-- start --
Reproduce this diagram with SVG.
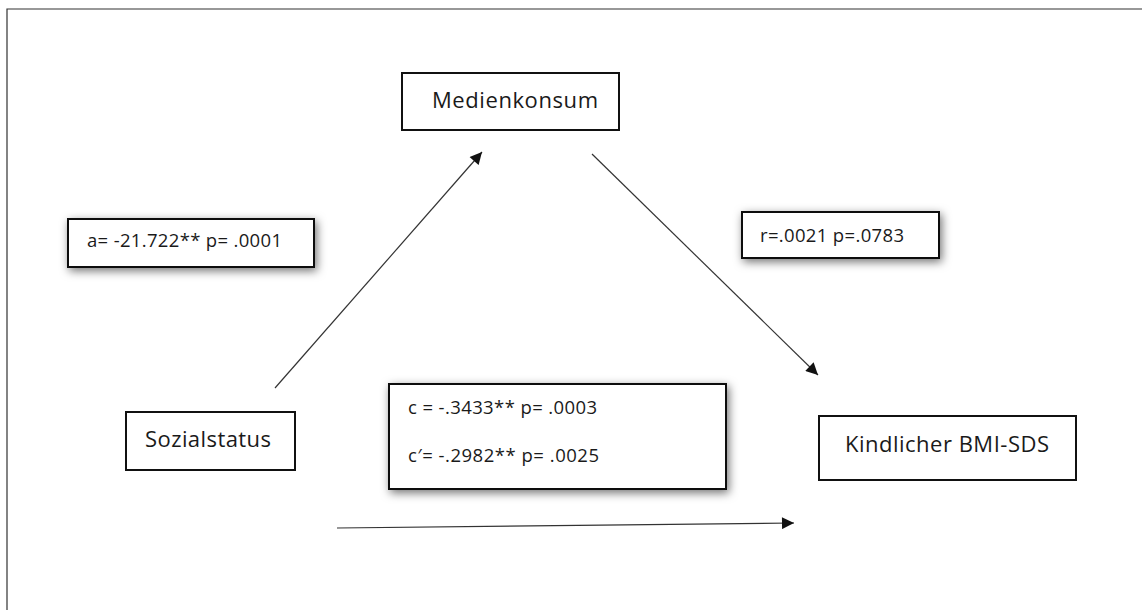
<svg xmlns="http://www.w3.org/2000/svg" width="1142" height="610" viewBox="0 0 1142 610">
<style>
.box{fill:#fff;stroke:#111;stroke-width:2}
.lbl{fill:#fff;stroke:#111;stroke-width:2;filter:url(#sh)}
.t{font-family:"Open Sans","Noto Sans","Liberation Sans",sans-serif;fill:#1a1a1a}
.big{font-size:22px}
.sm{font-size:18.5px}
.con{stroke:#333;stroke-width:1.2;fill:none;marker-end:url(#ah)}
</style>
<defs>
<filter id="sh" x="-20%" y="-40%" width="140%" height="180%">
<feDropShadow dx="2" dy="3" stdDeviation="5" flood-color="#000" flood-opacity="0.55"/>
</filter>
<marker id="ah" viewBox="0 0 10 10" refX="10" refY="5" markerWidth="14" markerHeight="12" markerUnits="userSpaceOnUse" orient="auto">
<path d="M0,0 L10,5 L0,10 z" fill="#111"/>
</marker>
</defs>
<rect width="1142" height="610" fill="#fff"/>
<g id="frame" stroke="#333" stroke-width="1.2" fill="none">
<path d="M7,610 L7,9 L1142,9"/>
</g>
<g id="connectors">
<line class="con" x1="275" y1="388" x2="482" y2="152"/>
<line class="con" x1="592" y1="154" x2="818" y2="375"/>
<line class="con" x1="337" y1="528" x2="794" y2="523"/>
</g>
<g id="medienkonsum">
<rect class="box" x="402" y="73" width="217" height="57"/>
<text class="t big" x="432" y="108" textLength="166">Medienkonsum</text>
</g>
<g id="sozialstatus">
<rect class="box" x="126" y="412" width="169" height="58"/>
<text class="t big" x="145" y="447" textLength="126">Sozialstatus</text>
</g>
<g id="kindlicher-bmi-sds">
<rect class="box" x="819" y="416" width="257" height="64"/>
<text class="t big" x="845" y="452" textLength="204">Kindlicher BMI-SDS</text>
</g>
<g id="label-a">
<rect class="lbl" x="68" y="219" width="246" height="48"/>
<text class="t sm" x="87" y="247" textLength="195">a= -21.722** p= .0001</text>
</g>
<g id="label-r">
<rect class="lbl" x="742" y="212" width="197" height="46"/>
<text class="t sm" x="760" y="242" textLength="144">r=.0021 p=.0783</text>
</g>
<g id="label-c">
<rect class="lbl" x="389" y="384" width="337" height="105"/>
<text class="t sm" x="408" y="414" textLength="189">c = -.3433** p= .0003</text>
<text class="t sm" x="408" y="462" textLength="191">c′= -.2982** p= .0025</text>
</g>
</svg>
-- end --
-- start --
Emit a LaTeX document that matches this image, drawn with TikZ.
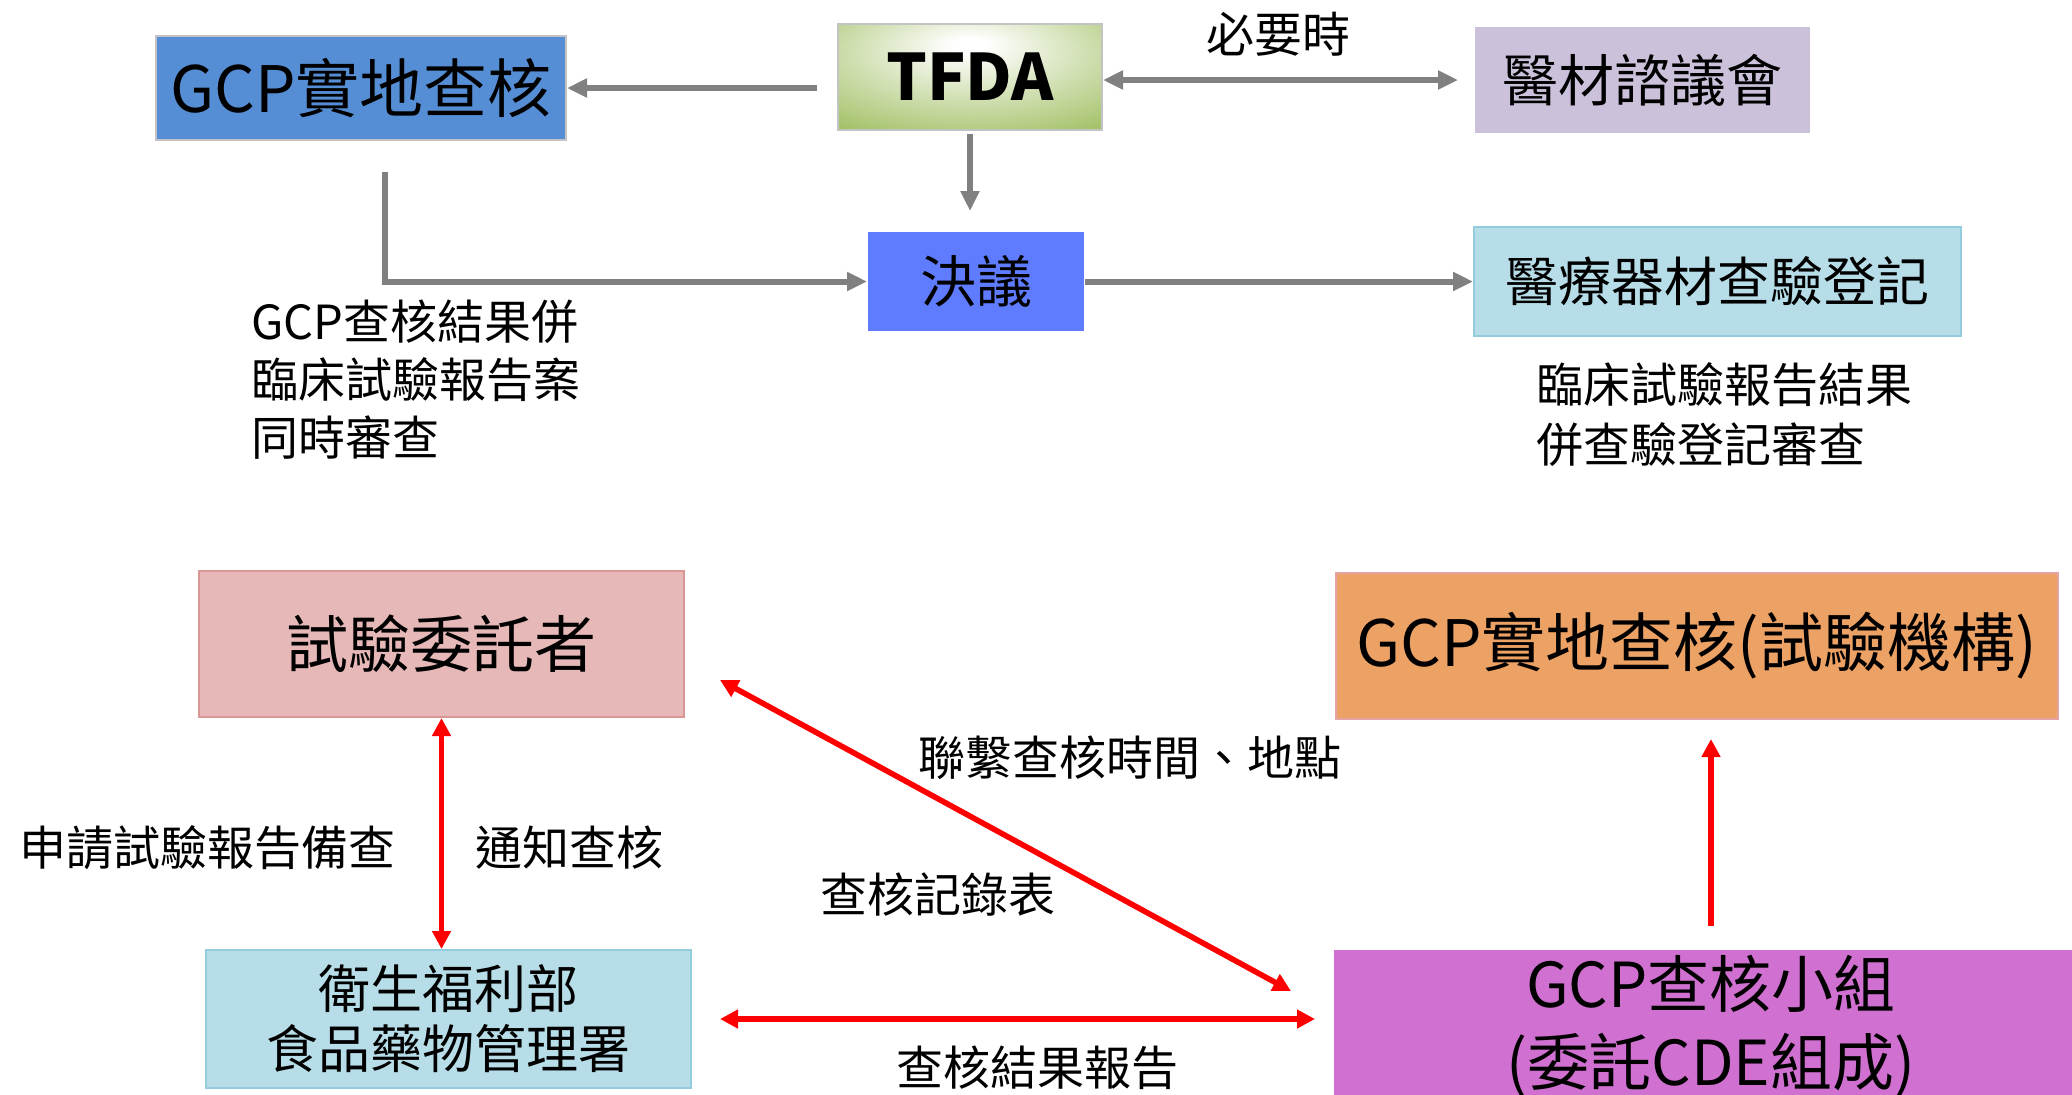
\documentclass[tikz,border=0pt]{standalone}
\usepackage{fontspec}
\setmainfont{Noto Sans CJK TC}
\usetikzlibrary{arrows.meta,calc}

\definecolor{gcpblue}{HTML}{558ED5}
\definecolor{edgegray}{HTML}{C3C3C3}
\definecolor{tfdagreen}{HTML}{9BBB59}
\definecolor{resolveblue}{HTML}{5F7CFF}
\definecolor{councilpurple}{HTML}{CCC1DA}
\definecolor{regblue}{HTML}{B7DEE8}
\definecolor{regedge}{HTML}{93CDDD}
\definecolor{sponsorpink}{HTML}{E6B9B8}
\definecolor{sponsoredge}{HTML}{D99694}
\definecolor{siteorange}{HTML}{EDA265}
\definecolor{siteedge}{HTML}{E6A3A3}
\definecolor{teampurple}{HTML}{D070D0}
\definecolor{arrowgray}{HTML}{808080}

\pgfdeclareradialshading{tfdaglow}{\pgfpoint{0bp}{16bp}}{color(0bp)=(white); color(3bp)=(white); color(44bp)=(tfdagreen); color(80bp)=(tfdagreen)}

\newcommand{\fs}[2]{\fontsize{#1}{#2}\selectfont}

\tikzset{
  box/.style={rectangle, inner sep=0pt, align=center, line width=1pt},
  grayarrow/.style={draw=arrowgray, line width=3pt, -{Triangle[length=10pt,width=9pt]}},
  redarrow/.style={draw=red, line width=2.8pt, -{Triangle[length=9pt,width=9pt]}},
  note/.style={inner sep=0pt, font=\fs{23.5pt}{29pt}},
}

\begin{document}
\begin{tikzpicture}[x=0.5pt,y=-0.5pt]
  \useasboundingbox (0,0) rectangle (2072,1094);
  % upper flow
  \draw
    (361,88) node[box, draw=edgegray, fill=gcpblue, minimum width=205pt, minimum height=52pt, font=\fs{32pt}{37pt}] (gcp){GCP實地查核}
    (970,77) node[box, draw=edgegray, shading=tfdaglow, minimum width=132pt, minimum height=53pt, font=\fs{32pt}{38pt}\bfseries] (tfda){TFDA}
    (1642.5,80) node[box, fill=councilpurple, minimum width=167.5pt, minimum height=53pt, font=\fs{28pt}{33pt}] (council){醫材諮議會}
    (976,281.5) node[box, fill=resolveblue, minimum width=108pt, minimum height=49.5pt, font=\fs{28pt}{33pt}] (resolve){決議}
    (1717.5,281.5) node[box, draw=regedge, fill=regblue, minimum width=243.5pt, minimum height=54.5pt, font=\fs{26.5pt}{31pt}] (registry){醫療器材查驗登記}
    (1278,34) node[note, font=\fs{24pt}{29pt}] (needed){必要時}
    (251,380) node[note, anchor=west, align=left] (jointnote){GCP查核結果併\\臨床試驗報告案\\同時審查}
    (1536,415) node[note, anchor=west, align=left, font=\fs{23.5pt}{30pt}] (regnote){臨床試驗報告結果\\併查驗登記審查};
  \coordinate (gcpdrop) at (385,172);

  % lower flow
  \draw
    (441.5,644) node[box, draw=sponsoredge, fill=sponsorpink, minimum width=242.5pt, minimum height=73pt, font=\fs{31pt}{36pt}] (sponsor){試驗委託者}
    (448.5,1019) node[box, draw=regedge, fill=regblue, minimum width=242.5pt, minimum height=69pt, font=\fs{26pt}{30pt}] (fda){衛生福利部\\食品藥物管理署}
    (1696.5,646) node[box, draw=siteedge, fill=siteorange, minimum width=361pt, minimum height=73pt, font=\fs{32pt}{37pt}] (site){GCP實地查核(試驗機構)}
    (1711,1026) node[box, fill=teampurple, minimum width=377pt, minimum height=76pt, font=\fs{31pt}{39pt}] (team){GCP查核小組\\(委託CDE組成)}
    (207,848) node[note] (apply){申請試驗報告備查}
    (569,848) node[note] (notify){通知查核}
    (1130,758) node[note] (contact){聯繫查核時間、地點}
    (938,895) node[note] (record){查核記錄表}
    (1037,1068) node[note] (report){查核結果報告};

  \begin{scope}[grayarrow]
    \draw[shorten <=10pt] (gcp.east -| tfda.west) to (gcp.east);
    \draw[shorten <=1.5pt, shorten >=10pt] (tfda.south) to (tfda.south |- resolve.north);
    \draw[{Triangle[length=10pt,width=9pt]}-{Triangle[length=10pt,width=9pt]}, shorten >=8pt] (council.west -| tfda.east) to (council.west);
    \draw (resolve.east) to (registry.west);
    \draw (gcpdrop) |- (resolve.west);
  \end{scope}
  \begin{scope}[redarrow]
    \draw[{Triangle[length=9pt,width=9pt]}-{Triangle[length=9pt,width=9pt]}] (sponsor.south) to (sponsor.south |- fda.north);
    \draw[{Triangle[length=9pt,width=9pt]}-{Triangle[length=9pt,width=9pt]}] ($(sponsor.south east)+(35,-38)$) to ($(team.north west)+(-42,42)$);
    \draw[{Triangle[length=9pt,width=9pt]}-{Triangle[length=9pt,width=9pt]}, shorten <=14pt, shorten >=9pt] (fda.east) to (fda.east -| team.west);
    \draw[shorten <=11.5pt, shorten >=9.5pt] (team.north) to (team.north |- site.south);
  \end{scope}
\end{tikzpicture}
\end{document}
-- end --
-- start --
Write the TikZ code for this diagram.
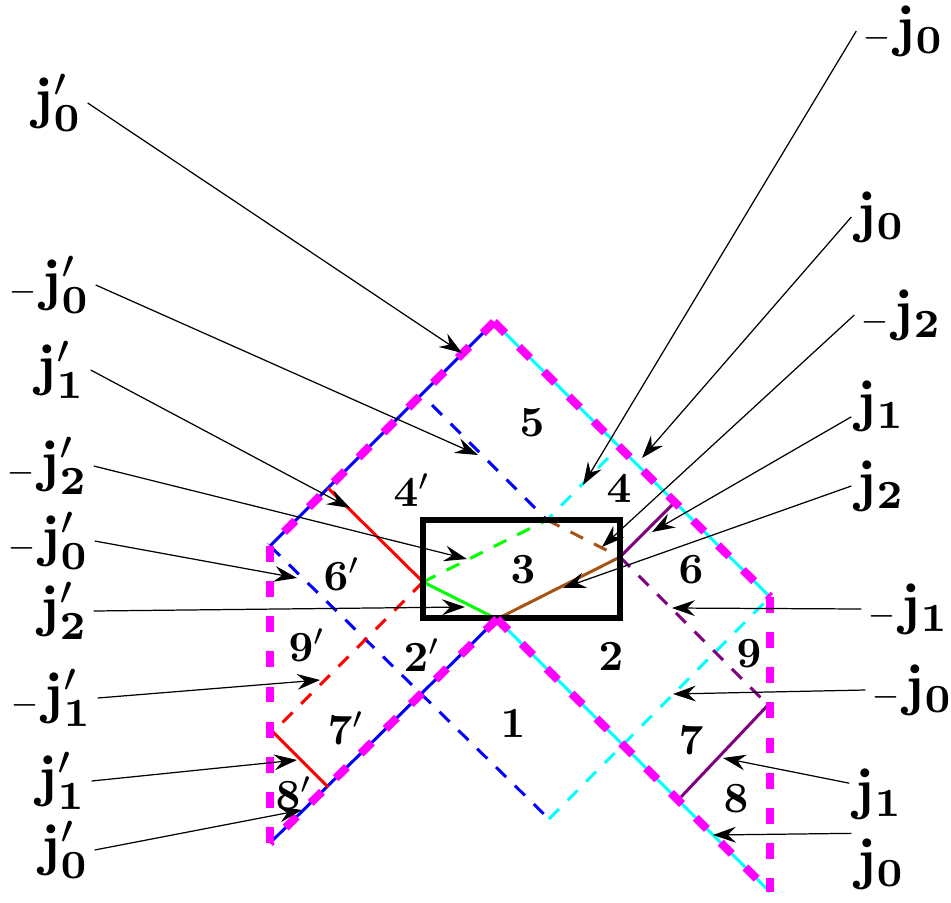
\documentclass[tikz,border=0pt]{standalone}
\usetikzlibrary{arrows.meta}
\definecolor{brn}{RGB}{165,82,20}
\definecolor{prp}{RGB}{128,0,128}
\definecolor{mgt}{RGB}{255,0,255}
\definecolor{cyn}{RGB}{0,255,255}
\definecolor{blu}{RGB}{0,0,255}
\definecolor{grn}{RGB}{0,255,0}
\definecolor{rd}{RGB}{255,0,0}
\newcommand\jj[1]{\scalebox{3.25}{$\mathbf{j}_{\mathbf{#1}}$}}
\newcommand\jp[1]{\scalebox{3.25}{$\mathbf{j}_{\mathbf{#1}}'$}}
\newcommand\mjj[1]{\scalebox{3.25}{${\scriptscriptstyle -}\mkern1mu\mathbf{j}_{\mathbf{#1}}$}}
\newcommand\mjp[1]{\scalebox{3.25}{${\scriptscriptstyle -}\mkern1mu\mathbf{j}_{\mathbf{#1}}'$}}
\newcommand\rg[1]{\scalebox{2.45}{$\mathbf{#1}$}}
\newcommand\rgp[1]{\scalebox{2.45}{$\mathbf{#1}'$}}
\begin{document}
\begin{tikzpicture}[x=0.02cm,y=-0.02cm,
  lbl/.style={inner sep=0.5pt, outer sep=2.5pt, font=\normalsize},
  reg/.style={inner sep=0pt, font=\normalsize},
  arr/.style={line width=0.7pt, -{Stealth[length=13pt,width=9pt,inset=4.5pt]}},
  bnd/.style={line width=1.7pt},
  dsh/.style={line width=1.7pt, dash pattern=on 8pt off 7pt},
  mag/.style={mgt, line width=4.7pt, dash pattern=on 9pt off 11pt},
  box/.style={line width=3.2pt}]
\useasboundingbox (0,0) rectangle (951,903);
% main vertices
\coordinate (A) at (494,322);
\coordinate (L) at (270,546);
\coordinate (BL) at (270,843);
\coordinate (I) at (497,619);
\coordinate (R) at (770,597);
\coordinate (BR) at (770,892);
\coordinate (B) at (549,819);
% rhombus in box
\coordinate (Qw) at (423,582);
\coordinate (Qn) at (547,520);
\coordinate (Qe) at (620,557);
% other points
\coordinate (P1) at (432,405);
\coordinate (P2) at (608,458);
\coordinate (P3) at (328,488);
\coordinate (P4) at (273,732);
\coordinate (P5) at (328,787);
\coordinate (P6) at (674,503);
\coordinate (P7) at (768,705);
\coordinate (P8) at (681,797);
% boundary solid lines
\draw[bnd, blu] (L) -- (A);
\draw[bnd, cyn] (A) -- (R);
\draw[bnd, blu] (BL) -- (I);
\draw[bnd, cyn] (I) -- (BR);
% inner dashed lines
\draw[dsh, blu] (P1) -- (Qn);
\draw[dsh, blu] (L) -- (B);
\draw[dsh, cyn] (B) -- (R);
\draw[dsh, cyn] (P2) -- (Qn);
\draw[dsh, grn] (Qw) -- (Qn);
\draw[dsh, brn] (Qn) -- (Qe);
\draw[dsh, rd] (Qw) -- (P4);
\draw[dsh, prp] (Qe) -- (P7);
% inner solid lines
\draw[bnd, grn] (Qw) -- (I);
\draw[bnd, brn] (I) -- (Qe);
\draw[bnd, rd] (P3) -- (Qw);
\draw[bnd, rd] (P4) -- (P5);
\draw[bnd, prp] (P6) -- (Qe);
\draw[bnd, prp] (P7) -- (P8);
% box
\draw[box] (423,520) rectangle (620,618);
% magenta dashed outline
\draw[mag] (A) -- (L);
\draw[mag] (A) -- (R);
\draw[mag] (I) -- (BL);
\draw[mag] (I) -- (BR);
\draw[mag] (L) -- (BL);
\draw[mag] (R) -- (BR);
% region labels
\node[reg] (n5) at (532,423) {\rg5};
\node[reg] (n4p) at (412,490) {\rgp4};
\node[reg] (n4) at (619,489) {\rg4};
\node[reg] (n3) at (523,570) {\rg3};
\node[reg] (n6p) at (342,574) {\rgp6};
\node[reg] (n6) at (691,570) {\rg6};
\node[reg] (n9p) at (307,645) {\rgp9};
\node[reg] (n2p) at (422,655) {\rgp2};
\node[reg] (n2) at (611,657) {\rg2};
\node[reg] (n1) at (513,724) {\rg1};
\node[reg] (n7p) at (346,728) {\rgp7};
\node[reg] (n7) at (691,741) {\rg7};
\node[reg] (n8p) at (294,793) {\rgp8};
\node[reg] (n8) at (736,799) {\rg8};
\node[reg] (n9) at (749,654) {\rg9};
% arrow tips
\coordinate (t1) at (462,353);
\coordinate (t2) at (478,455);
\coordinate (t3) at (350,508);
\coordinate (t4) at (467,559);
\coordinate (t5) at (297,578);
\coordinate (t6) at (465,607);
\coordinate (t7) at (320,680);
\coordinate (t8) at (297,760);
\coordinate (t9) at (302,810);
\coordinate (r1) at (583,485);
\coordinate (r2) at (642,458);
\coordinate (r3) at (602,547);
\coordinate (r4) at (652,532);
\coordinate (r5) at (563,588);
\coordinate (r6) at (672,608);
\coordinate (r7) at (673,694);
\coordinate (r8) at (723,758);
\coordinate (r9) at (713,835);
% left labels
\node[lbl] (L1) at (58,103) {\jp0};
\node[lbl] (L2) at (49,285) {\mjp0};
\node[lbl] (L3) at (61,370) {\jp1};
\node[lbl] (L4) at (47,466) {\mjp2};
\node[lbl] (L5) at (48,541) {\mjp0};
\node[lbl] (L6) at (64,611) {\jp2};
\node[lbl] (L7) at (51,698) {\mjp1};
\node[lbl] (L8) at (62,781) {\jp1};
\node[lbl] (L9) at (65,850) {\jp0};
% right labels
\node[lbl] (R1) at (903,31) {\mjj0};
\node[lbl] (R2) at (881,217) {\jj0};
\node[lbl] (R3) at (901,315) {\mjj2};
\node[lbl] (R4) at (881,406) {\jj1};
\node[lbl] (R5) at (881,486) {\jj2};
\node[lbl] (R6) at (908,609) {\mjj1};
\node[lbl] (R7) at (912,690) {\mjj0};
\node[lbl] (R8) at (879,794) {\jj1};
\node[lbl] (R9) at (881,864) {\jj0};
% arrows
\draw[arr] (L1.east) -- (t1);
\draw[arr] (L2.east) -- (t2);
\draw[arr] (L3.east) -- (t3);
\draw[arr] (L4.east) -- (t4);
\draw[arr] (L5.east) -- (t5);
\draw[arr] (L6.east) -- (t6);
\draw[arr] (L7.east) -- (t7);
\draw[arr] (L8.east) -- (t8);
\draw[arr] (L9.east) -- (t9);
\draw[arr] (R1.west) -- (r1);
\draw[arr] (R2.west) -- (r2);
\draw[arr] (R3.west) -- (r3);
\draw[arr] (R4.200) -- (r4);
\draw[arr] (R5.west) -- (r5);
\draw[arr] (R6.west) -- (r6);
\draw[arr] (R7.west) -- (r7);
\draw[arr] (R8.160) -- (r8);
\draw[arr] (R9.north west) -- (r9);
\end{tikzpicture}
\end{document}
-- end --
» **Exercise brief**: Show every line from the listing above in which the string "this" appears.

» **Full solution**:
Reproduce this diagram with SVG.
Emit a LaTeX document that matches this image, drawn with TikZ.
Write the TikZ code for this diagram.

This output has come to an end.